A 2-Step Approach to Improve Data-driven Parking Availability Predictions

Knowing where to park in advance is a most wished feature by many drivers. In recent years, many research efforts have been spent to analyse massive amount of parking information, to learn availability trends and thus to predict, within a Parking Guidance and Information (PGI) system, where there is the highest chance to find free parking spaces. The most of these solutions exploits raw data coming from stationary sensors or crowd-sensed by mobile probes. In both the cases, these massive amounts of data present a high level of noise.

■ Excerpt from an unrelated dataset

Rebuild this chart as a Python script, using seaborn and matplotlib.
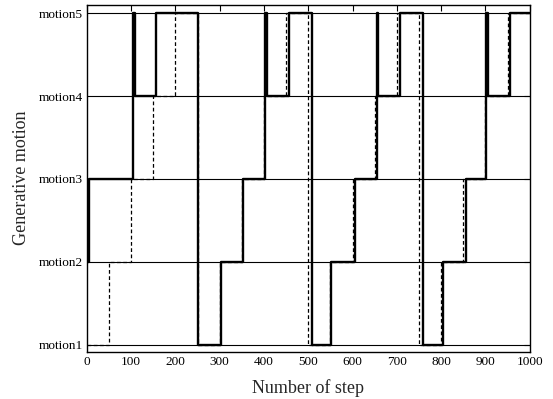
import matplotlib
matplotlib.use("Agg")
import matplotlib.pyplot as plt
import pandas as pd
import seaborn as sns

# --- data ---
motion_labels = ["motion1", "motion2", "motion3", "motion4", "motion5"]
motion_levels = [1, 2, 3, 4, 5]
x_ticks = [0, 100, 200, 300, 400, 500, 600, 700, 800, 900, 1000]

# target motion (dashed), change points
target_step = [0, 50, 100, 150, 200, 250, 300, 350, 400, 450, 500,
               550, 600, 650, 700, 750, 800, 850, 900, 950, 1000]
target_motion = [1, 2, 3, 4, 5, 1, 2, 3, 4, 5, 1,
                 2, 3, 4, 5, 1, 2, 3, 4, 5, 5]

# generated motion (solid), change points
gen_step = [0, 4, 105, 108, 156, 252, 304, 352, 403, 407, 457, 509,
            552, 605, 654, 658, 707, 760, 804, 856, 902, 906, 955, 1000]
gen_motion = [2, 3, 5, 4, 5, 1, 2, 3, 5, 4, 5, 1,
              2, 3, 5, 4, 5, 1, 2, 3, 5, 4, 5, 5]

gen_df = pd.DataFrame({"step": gen_step, "motion": gen_motion})
target_df = pd.DataFrame({"step": target_step, "motion": target_motion})

sns.set_theme(style="white")
plt.rcParams["font.family"] = ["Liberation Serif", "DejaVu Serif"]
plt.rcParams["mathtext.fontset"] = "stix"

fig = plt.figure(figsize=(5.53, 3.99), dpi=100)
ax = fig.add_axes([0.157, 0.119, 0.801, 0.869])

sns.lineplot(data=gen_df, x="step", y="motion", ax=ax, color="black",
             linewidth=1.7, drawstyle="steps-post", estimator=None, sort=False)
sns.lineplot(data=target_df, x="step", y="motion", ax=ax, color="black",
             linewidth=0.9, linestyle=(0, (3, 2)), drawstyle="steps-post",
             estimator=None, sort=False)

ax.set_xlim(0, 1000)
ax.set_ylim(0.92, 5.1)
ax.set_xticks(x_ticks)
ax.set_yticks(motion_levels)
ax.set_yticklabels(motion_labels)

ax.yaxis.grid(True, color="black", linewidth=0.8)
ax.xaxis.grid(False)
ax.set_axisbelow(True)

for s in ax.spines.values():
    s.set_color("black")
    s.set_linewidth(1.0)
ax.tick_params(direction="in", top=True, right=True, length=4, width=0.8,
               labelsize=9.5, colors="black", pad=3)

ax.set_xlabel("Number of step", fontsize=13, labelpad=8)
ax.set_ylabel("Generative motion", fontsize=13, labelpad=6)

fig.savefig("out.png", dpi=100)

In this paper we propose a 2-step approach to predict parking space availability with the twofold goal to handle the noise in the data and to significantly reduce the space needed to store these models. In particular, in the first step, we smooth the raw parking data by using Support Vector Regressions (SVR) in combination with a specifically defined technique to tune the SVR parameters. In the second step, on top of this smoothed trend curve, we train a multidimensional SVR model, representing parking space availability, and suitable for parking predictions. The proposal has been empirically evaluated on a real-world dataset of on-street parking information from the SFpark project, and compared against a standard, one-step SVR model with different settings. Results show that the predictions obtained with the proposed approach are always by far more accurate, with a statistically significant difference, while requiring a fraction of the storage normally used for raw data.